Event Data Recorders (EDRs) in cars have raised complex legal questions regarding individual rights and privacy. While these devices serve to capture crucial data during accidents, they also become a potential source of information accessed by law enforcement agencies. Understanding the legal framework surrounding EDRs is vital in protecting individual rights.
The data recorded by your own vehicle can be used to prosecute you in court and put you away. Police do not always need a warrant to access them. In all cases, it is paramount to reach out to a qualified attorney who knows where the line is drawn. The purpose of this article is to give you all the facts, so you can make better informed decisions in the future.
Constitutional Law and Fourth Amendment Protections
The Fourth Amendment protects individuals against unreasonable searches and seizures. However, the Supreme Court has carved exceptions for vehicles, allowing law enforcement to search without a warrant based on probable cause. This precedent has been leveraged to justify accessing data directly from vehicles without a warrant, challenging the Fourth Amendment’s protection.
Moreover, the ‘third-party doctrine’ enables law enforcement to collect information shared with third parties without a warrant. As cars transmit data to manufacturers or service providers, it raises concerns about the erosion of Fourth Amendment protections.
Recent Precedents and Growing Protections
Encouragingly, recent Supreme Court rulings, like Riley v. California and Carpenter v. U.S., extended Fourth Amendment protections to digital data on cell phones and location information.

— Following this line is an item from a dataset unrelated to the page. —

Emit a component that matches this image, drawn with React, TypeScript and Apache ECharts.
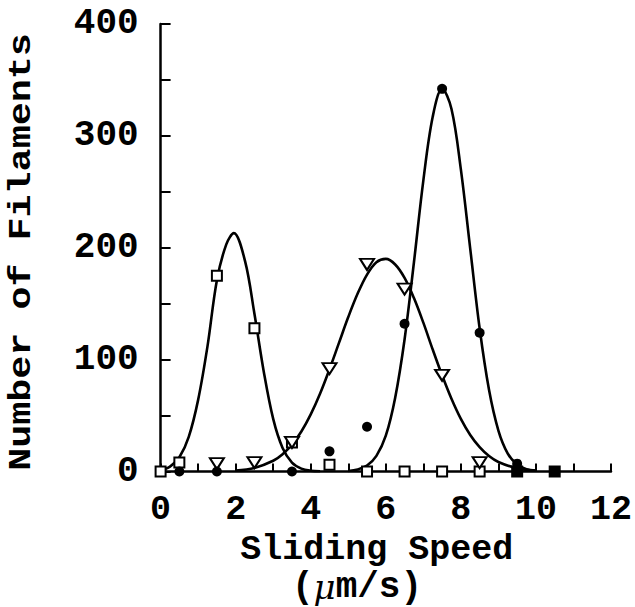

However, these precedents are yet to be applied directly to car data, creating a discrepancy in legal standards that demands immediate attention.
Certain courts and states have shown progress in affording constitutional protections to automobile data. For instance, some state courts have ruled in favor of considering EDRs analogous to other electronic devices protected by the Fourth Amendment, signaling a growing trend toward protecting car data.
Additional Legal Frameworks
Beyond constitutional law, statutes like the Electronic Communications Privacy Act (ECPA) offer limited protection to third-party-held data, but their application to car manufacturers remains ambiguous. Moreover, while some states have enacted laws supplementing ECPA, their effectiveness in safeguarding car data varies.
Legislative acts such as the Driver Privacy Act (DPA) and state-specific safeguards have aimed to regulate access to black box information in vehicles, imposing certain restrictions on law enforcement. However, these measures don’t universally mandate a warrant for accessing such data, leaving gaps in protection.
Potential Safeguards and Future Directions
Efforts like the Safeguards Rule under the Gramm-Leach-Bliley Act and state insurance laws present opportunities to limit data availability. These regulations could push entities like insurers and financial institutions to delete or limit the retention of sensitive car data, bolstering privacy safeguards.
Navigating the complex legal landscape of EDRs demands a comprehensive approach, combining constitutional protections, recent precedents, legislative acts, and state-specific regulations. Ensuring a balance between law enforcement needs and individual privacy rights remains an ongoing challenge that necessitates continual legal evaluation and action.